I agree with the school, not because it’s homophobic, it really isn’t. I’ve read quite a few memoirs in my life–they suck. Not as far as interest goes but when it’s a first book and it’s a memoir the writing is usually very poor. IE. Anthony Rapp’s book was lackluster and left much to be desired. If they were going for a queer studies and history discussion then yes, but the point is to get students to read well known, highly acclaimed books.
While controversy is something that would be a good idea; a better, non memoir, book about queer activism and tribulation would be a great idea.
Not having read the book, I would say that, of course, it is possible that it was not the ideal introductory book on the subject for the purposes of the school’s program.
But the school’s handling of the matter is clearly questionable.
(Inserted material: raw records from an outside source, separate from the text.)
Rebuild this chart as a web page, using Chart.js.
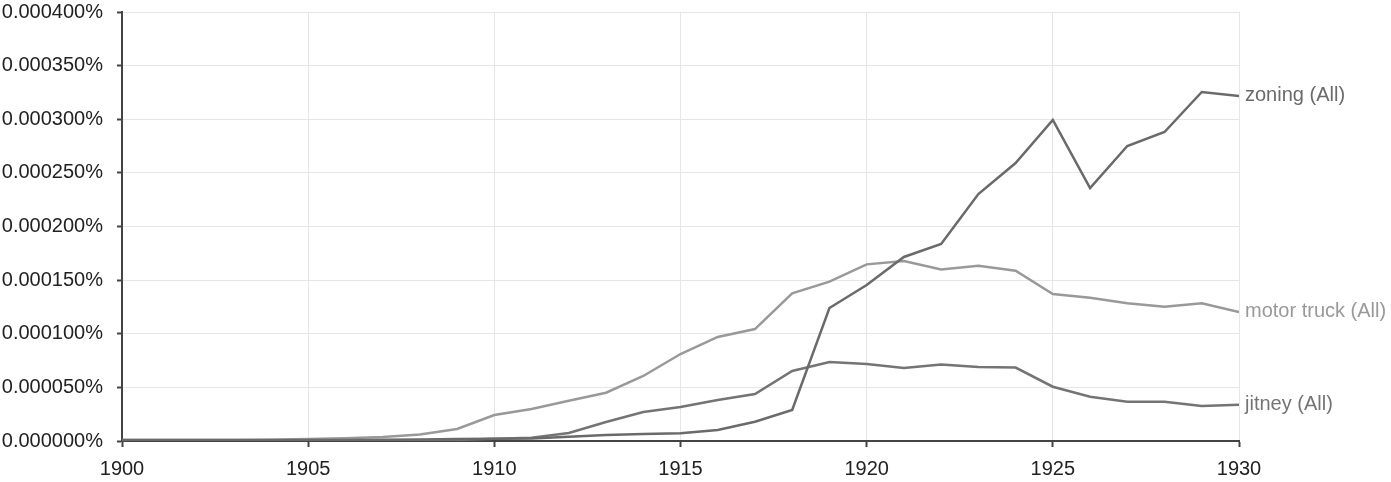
<!DOCTYPE html>
<html>
<head>
<meta charset="utf-8">
<script src="https://cdn.jsdelivr.net/npm/chart.js@4/dist/chart.umd.min.js"></script>
<style>
html,body{margin:0;padding:0;background:#fff;}
#wrap{width:1391px;height:482px;position:relative;}
</style>
</head>
<body>
<div id="wrap"><canvas id="c" width="1391" height="482"></canvas></div>
<script>
const years = [];
for (let y = 1900; y <= 1930; y++) years.push(y);

const zoning = [0.000001,0.000001,0.000001,0.000001,0.000001,0.000001,0.000001,0.0000012,0.0000015,0.0000018,
  0.000002,0.0000023,0.000004,0.0000056,0.0000065,0.0000072,0.0000103,0.000018,0.0000289,0.000124,
  0.0001455,0.0001716,0.0001837,0.0002303,0.0002592,0.0002993,0.0002359,0.0002751,0.0002881,0.0003254,0.0003217];

const motorTruck = [0.000001,0.000001,0.000001,0.000001,0.0000012,0.0000018,0.0000025,0.0000037,0.000006,0.0000112,
  0.0000242,0.0000298,0.0000376,0.000045,0.0000606,0.0000811,0.000097,0.0001044,0.0001377,0.0001486,
  0.0001647,0.0001678,0.00016,0.0001635,0.0001588,0.0001371,0.0001336,0.0001284,0.0001252,0.0001284,0.0001203];

const jitney = [0.0000005,0.0000005,0.0000005,0.0000005,0.0000005,0.0000005,0.0000005,0.0000005,0.0000008,0.000001,
  0.000002,0.000003,0.0000075,0.0000177,0.000027,0.0000317,0.0000382,0.0000438,0.0000653,0.0000737,
  0.0000718,0.0000681,0.0000713,0.000069,0.0000685,0.0000506,0.0000413,0.0000366,0.0000366,0.0000326,0.0000338];

const seriesNames = ['zoning (All)', 'motor truck (All)', 'jitney (All)'];
const seriesColors = ['#6a6a6a', '#999999', '#747474'];
const seriesData = [zoning, motorTruck, jitney];

const FONT = '"Liberation Sans", Arial, Helvetica, sans-serif';

const endLabels = {
  id: 'endLabels',
  afterDatasetsDraw(chart) {
    const ctx = chart.ctx;
    ctx.save();
    ctx.font = '20px ' + FONT;
    ctx.textBaseline = 'middle';
    ctx.textAlign = 'left';
    chart.data.datasets.forEach((ds, i) => {
      const meta = chart.getDatasetMeta(i);
      const pt = meta.data[meta.data.length - 1];
      ctx.fillStyle = ds.borderColor;
      ctx.fillText(ds.label, pt.x + 6, pt.y);
    });
    ctx.restore();
  }
};

new Chart(document.getElementById('c'), {
  type: 'line',
  data: {
    datasets: seriesData.map((arr, i) => ({
      label: seriesNames[i],
      data: arr.map((v, k) => ({x: years[k], y: v})),
      borderColor: seriesColors[i],
      backgroundColor: seriesColors[i],
      borderWidth: 2.5,
      pointRadius: 0,
      tension: 0,
      fill: false
    }))
  },
  options: {
    responsive: false,
    animation: false,
    layout: {padding: {top: 0, right: 152, left: 0, bottom: 0}},
    plugins: {legend: {display: false}, tooltip: {enabled: false}},
    scales: {
      x: {
        type: 'linear',
        min: 1900, max: 1930,
        afterFit(s) { s.height = 41; },
        ticks: {stepSize: 5, color: '#222', font: {size: 20, family: FONT}, padding: 10,
          callback: v => String(v), maxRotation: 0},
        grid: {color: '#e6e6e6', lineWidth: 1, tickColor: '#444', tickLength: 6, tickWidth: 2},
        border: {color: '#444', width: 2}
      },
      y: {
        min: 0, max: 0.0004,
        afterFit(s) { s.width = 122; s.paddingTop = 12; },
        ticks: {stepSize: 0.00005, color: '#222', font: {size: 20, family: FONT}, padding: 14,
          callback: v => v.toFixed(6) + '%'},
        grid: {color: '#e6e6e6', lineWidth: 1, tickColor: '#444', tickLength: 5, tickWidth: 2},
        border: {color: '#444', width: 2}
      }
    }
  },
  plugins: [endLabels]
});
</script>
</body>
</html>
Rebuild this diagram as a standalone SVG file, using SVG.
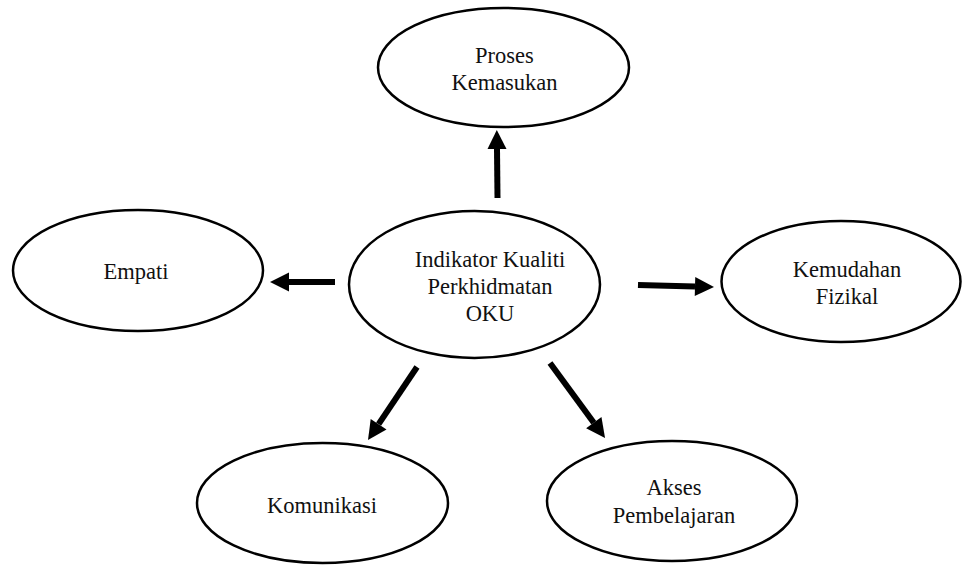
<svg xmlns="http://www.w3.org/2000/svg" width="962" height="565" viewBox="0 0 962 565">
<style>
.node ellipse{fill:#fff;stroke:#000;stroke-width:2.5}
.node text{font-family:'Liberation Serif','Times New Roman','DejaVu Serif',serif;font-size:22.5px;fill:#111;text-anchor:middle}
.conn line{stroke:#000;stroke-width:6}
</style>
<defs>
<marker id="ah" markerUnits="userSpaceOnUse" markerWidth="19" markerHeight="19" refX="0" refY="9.5" orient="auto" overflow="visible">
<path d="M0,0 L19,9.5 L0,19 z" fill="#000"/>
</marker>
</defs>
<rect width="962" height="565" fill="#fff"/>
<g id="n-proses" class="node">
<ellipse cx="503.5" cy="67.5" rx="125.5" ry="59.5"/>
<text x="504.5" y="63">Proses</text>
<text x="504.5" y="90">Kemasukan</text>
</g>
<g id="n-empati" class="node">
<ellipse cx="138" cy="270.5" rx="125" ry="60.5"/>
<text x="136" y="279">Empati</text>
</g>
<g id="n-center" class="node">
<ellipse cx="474.5" cy="284.5" rx="125.5" ry="73.5"/>
<text x="490" y="267">Indikator Kualiti</text>
<text x="490" y="294">Perkhidmatan</text>
<text x="490" y="321">OKU</text>
</g>
<g id="n-kemudahan" class="node">
<ellipse cx="841" cy="281.5" rx="119.5" ry="60.5"/>
<text x="847" y="277">Kemudahan</text>
<text x="847" y="304">Fizikal</text>
</g>
<g id="n-komunikasi" class="node">
<ellipse cx="322.5" cy="503" rx="125.5" ry="60"/>
<text x="322" y="513">Komunikasi</text>
</g>
<g id="n-akses" class="node">
<ellipse cx="672" cy="501" rx="125" ry="60"/>
<text x="674" y="495">Akses</text>
<text x="674" y="523">Pembelajaran</text>
</g>
<g id="connectors" class="conn">
<line x1="497.5" y1="198" x2="497" y2="149" marker-end="url(#ah)"/>
<line x1="335" y1="282" x2="289" y2="282" marker-end="url(#ah)"/>
<line x1="638" y1="285" x2="695" y2="286.5" marker-end="url(#ah)"/>
<line x1="417" y1="367" x2="378.6" y2="424.2" marker-end="url(#ah)"/>
<line x1="550" y1="363" x2="593.8" y2="422.7" marker-end="url(#ah)"/>
</g>
</svg>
Why was the type of public statement that was made necessary? Do they always identify books they have rejected, and in a manner apparently intended to cast unsubstantiated aspersions?
North Carolina is a pretty conservative state. Maybe the real reason for the rejection is that the book wasn’t homophobic enough for them.
I suspect that the homophobes here are those who rejected the book. I find it somewhat ironic the dismissal of Judy Shepard, a very articulate speaker and writer, as not accomplished enough a writer for Appalachian State’s literacy program. Quite apart from the fact that Appalachian State is not exactly Harvard, the kind of condescension apparent here seems simply a mask for bigotry. What an interesting new way to censor gay-positive material: claim that the book is homophobic. Disgusting.
I read this book, it is homophobic and it subjects the same queer stereotypes of trying to fit into a heterosexual world onto its readers as many LGB Organizations. Judy Shepard never comes out and states that she is homophobic, but her blanket assumptions on the HIV/AIDS community, as well as her long lasting ties to HRC leave me to wonder just how progressive she is. If you haven’t read it please be my guest to see if you agree with me; however, if it was up to me and I was at App State, I would have also said that it was poorly written. It is trash, and meaningless among the current literary renaissance that is occurring in our current time.
There are those who have been labeling people have struggled against racism for years “racist.” because they talk about race.